Dass Hummels über seine Rolle als Defensiv-Leitwolf hinaus keine Scheu davor hat, wahlweise als Kritiker, Einpeitscher oder auch Prellbock für unangenehme Nachfragen zu dienen, ist ohnehin bekannt.
Klar, Emre Can, der auf Reus als Spielführer folgte, steht noch im Kader und geht auf dem Rasen immer voran. Allein stimmte die Leistung des deutschen EM-Fahrers bei Weitem nicht immer, abseits des Grüns gilt der 30-Jährige zudem nicht unbedingt als Lautsprecher.

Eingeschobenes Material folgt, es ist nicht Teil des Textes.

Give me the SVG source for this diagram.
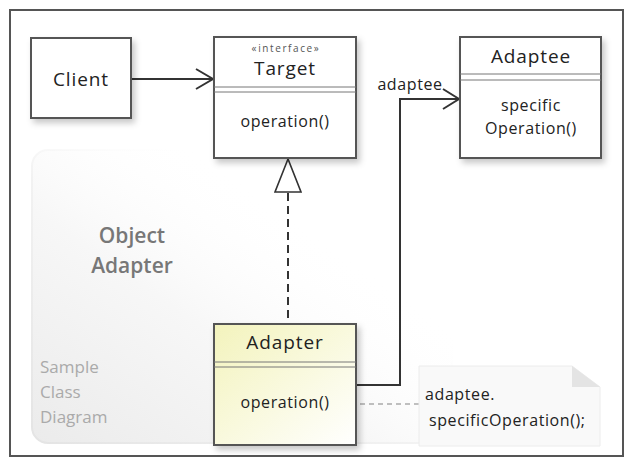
<svg xmlns="http://www.w3.org/2000/svg" width="633" height="463" viewBox="0 0 633 463">
<defs>
<filter id="sh" x="-20%" y="-20%" width="150%" height="150%">
<feDropShadow dx="3" dy="4" stdDeviation="3" flood-color="#000" flood-opacity="0.22"/>
</filter>
<linearGradient id="wm" x1="0" y1="1" x2="1" y2="0">
<stop offset="0" stop-color="#ebebeb"/>
<stop offset="0.4" stop-color="#f7f7f7"/>
<stop offset="0.7" stop-color="#ffffff" stop-opacity="0"/>
</linearGradient>
<linearGradient id="wmst" x1="0" y1="1" x2="1" y2="0">
<stop offset="0" stop-color="#e4e4e4"/>
<stop offset="0.45" stop-color="#f2f2f2"/>
<stop offset="0.7" stop-color="#ffffff" stop-opacity="0"/>
</linearGradient>
<linearGradient id="yel" x1="0" y1="0" x2="1" y2="1">
<stop offset="0" stop-color="#f3f3bc"/>
<stop offset="1" stop-color="#ffffff"/>
</linearGradient>
</defs>
<style>
.box{fill:#fff;stroke:#555;stroke-width:2}
.sep{stroke:#777;stroke-width:1;fill:none}
.t{font-family:"Open Sans","Noto Sans","DejaVu Sans",sans-serif;fill:#222;text-anchor:middle}
.name{font-size:19px;letter-spacing:0.9px}
.op{font-size:16px;letter-spacing:0.6px}
.st{font-size:10px;letter-spacing:1.6px;fill:#555}
.ln{stroke:#333;stroke-width:2;fill:none}
.wm1{font-family:"Open Sans","Noto Sans",sans-serif;font-size:21px;font-weight:600;fill:#777;text-anchor:middle}
.wm2{font-family:"Open Sans","Noto Sans",sans-serif;font-size:17px;fill:#aaa}
</style>
<rect x="10" y="10" width="613" height="446" fill="#fff" stroke="#555" stroke-width="2"/>
<g id="watermark">
<rect x="32" y="150" width="420" height="293" rx="16" fill="url(#wm)" stroke="url(#wmst)" stroke-width="2"/>
<text class="wm1" x="132" y="243">Object</text>
<text class="wm1" x="132" y="273">Adapter</text>
<text class="wm2" x="40" y="373">Sample</text>
<text class="wm2" x="40" y="398">Class</text>
<text class="wm2" x="40" y="423">Diagram</text>
</g>
<g id="connectors">
<line class="ln" x1="131" y1="79" x2="213" y2="79"/>
<polyline class="ln" stroke-width="1.6" points="196,69 213,79 196,89"/>
<polyline class="ln" points="356,385 400,385 400,99 459,99"/>
<polyline class="ln" stroke-width="1.6" points="443,89 459,99 443,109"/>
<text class="t op" x="410" y="90">adaptee</text>
<line class="ln" x1="288" y1="193" x2="288" y2="324" stroke-dasharray="8,5" stroke-width="2"/>
<polygon points="288,159 275,192 301,192" fill="#fff" stroke="#333" stroke-width="1.6"/>
<line x1="333" y1="404" x2="419" y2="404" stroke="#aaa" stroke-width="1.3" stroke-dasharray="5,4"/>
</g>
<g id="client">
<rect class="box" x="31" y="38" width="100" height="80" filter="url(#sh)"/>
<text class="t name" x="81" y="86">Client</text>
</g>
<g id="target">
<rect class="box" x="214" y="37" width="142" height="121" filter="url(#sh)"/>
<text class="t st" x="286" y="52">«interface»</text>
<text class="t name" x="285" y="75">Target</text>
<line class="sep" x1="214" y1="87" x2="356" y2="87"/>
<line class="sep" x1="214" y1="92" x2="356" y2="92"/>
<text class="t op" x="285" y="127">operation()</text>
</g>
<g id="adaptee">
<rect class="box" x="460" y="37" width="141" height="121" filter="url(#sh)"/>
<text class="t name" x="531" y="63">Adaptee</text>
<line class="sep" x1="460" y1="74" x2="601" y2="74"/>
<line class="sep" x1="460" y1="80" x2="601" y2="80"/>
<text class="t op" x="531" y="111">specific</text>
<text class="t op" x="531" y="134">Operation()</text>
</g>
<g id="adapter">
<rect class="box" x="214" y="324" width="142" height="121" style="fill:url(#yel)" filter="url(#sh)"/>
<text class="t name" x="285" y="349">Adapter</text>
<line class="sep" x1="214" y1="362" x2="356" y2="362"/>
<line class="sep" x1="214" y1="367" x2="356" y2="367"/>
<text class="t op" x="285" y="408">operation()</text>
</g>
<g id="note">
<path d="M419,366 H572 L600,387 V446 H419 Z" fill="#f9f9f9" stroke="#ececec" stroke-width="1"/>
<path d="M572,366 V387 H600 Z" fill="#e4e4e4"/>
<text class="t op" x="425" y="400" style="text-anchor:start">adaptee.</text>
<text class="t op" x="429" y="426" style="text-anchor:start">specificOperation();</text>
</g>
</svg>
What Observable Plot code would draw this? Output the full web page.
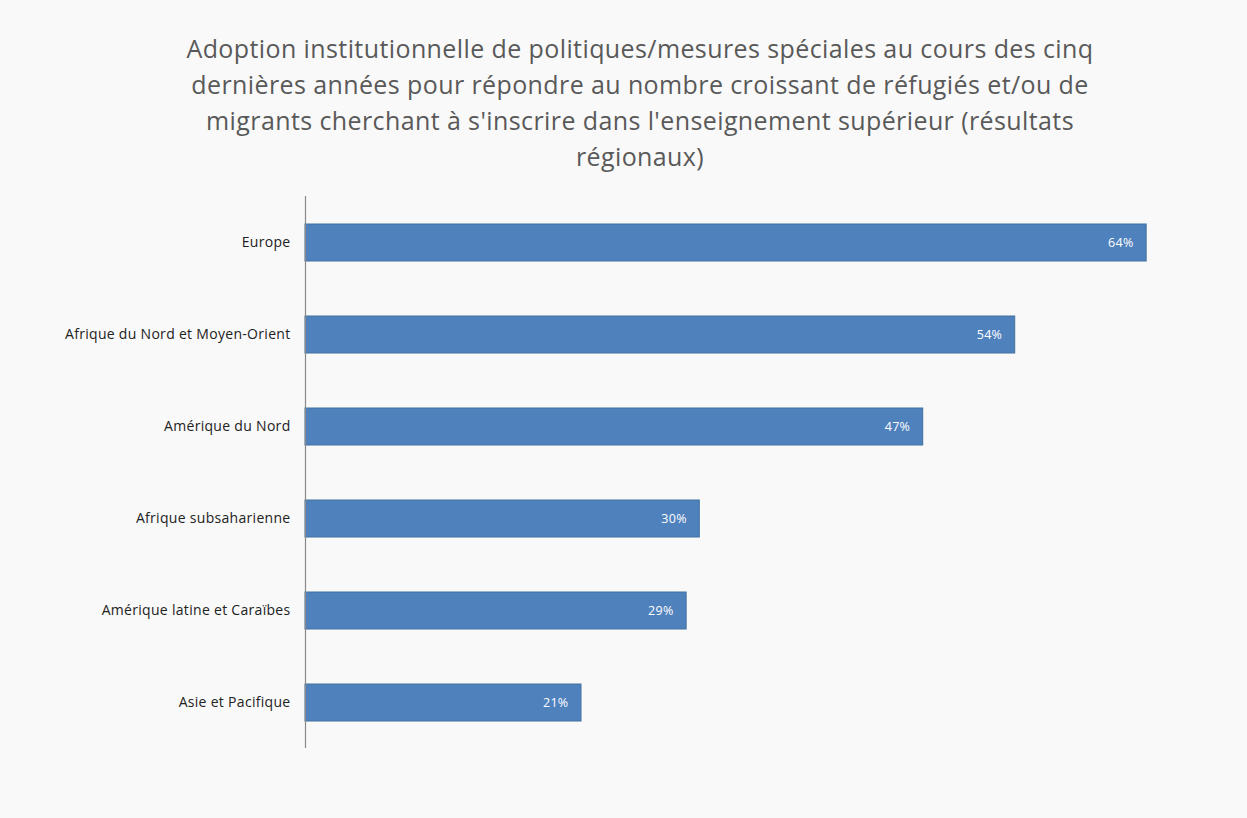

Einen Hinweis darauf, in welche Richtung es gehen könnte, gab es immerhin schon Anfang April, als bekannt wurde, dass Niklas Süle, Sebastien Haller und Reus im BVB-Mannschaftsrat durch Nico Schlotterbeck, Marcel Sabitzer und Julian Ryerson ersetzt wurden.
Abgrenzung von Terzic weckt Erwartungen
Unabhängig vom Personal auf dem Rasen dürften die Erwartungen an Sahin enorm sein. Das hängt teilweise mit den Erfolgen von Vorgänger Edin Terzic, aber auch mit dem jüngsten Auftreten von Sahin zusammen.
Zum einen betonte der ehemalige BVB-Kapitän bei seiner Vorstellung vehement, dass er Offensivfußball spielen lassen werde und grenzte sich dadurch sicher nicht ganz zufällig von Terzic ab, dem Hummels in einem medial viel diskutierten Interview mit der "Sport Bild" vorgeworfen hatte, teils mit elf Mann den Sehzehner verbarrikadiert zu haben. Konkret nannte Hummels dabei zwei Partien im Dezember, einem Zeitpunkt, zu dem Sahin noch nicht als Dortmunder Coach aktiv war.
Zum anderen betonte Sahin, dass er und Terzic seitdem er Anfang 2024 von den Klub-Bossen gemeinsam mit Sven Bender an die Seite des 41-Jährigen beordert wurde, "ein Team" gewesen seien und sich "immer abgesprochen" hätten. Für seine eigenen Ideen habe er dennoch "viel Freiraum" bekommen.
Kurz: Von der sportlich teils ernüchternden Hinrunde grenzte sich Sahin ab, die Rückrunde, mit dem Einzug ins CL-Finale geht aber ebenso auf seine wie auf Terzics Kappe. Ein rhetorisches Vorgehen, dass Trainer-Legende Peter Neururer unlängst deutlich anprangerte.
Dennoch lässt sich natürlich nicht von der Hand weisen, dass es Terzic war, der als Hauptverantwortlicher an der Seitenlinie der Dortmunder stand, die Meisterschaft 2023 hauchzart verpasste und 2021 mit dem Pokalsieg den letzten BVB-Titel verantwortete. Dass Sahin dennoch nicht wenig Verbesserungspotenzial sieht, schürt die Hoffnung auf schnelle Titel gewaltig.
Weiter Stallgeruch, statt echter Neuanfang beim BVB
Einen Umstand, der für Sahin zum Problem werden könnte, machte unlängst auch Horst Heldt aus. Der künftige Geschäftsführer Profifußball von Union Berlin verwies auf die ähnliche Situation von Terzic und Sahin.
"Edin Terzic war auch vorher Co-Trainer, Kumpeltyp und sehr eng bei der Mannschaft. Es bleibt also das gleiche, nur die Namen werden ausgetauscht. Ich weiß nicht, ob das stimmt, aber es wirkt erstmal so."
Und weiter: "Wir reden von Veränderungen. Aber wenn Veränderungen dieselben sind, dann sind es keine Veränderungen. Natürlich ist Nuri eine andere Persönlichkeit, aber es ist auch einer aus dem eigenen Stall. Es ist auch einer mit einer BVB-Vergangenheit. Vielleicht wäre ein Neuanfang mit einer Nicht-BVB-Vergangenheit sinnvoller gewesen."
Vor allem, wenn Sahins BVB eher schwerfällig in die neue Spielzeit startet, dürften kritische Stimmen schnell ins Kraut schießen. Nachdem er die Vorstellungen der Mannschaft schon seit sechs Monaten mitverantwortet hat, wird man dem ehemaligen türkischen Nationalspieler kaum noch viel Geduld entgegenbringen.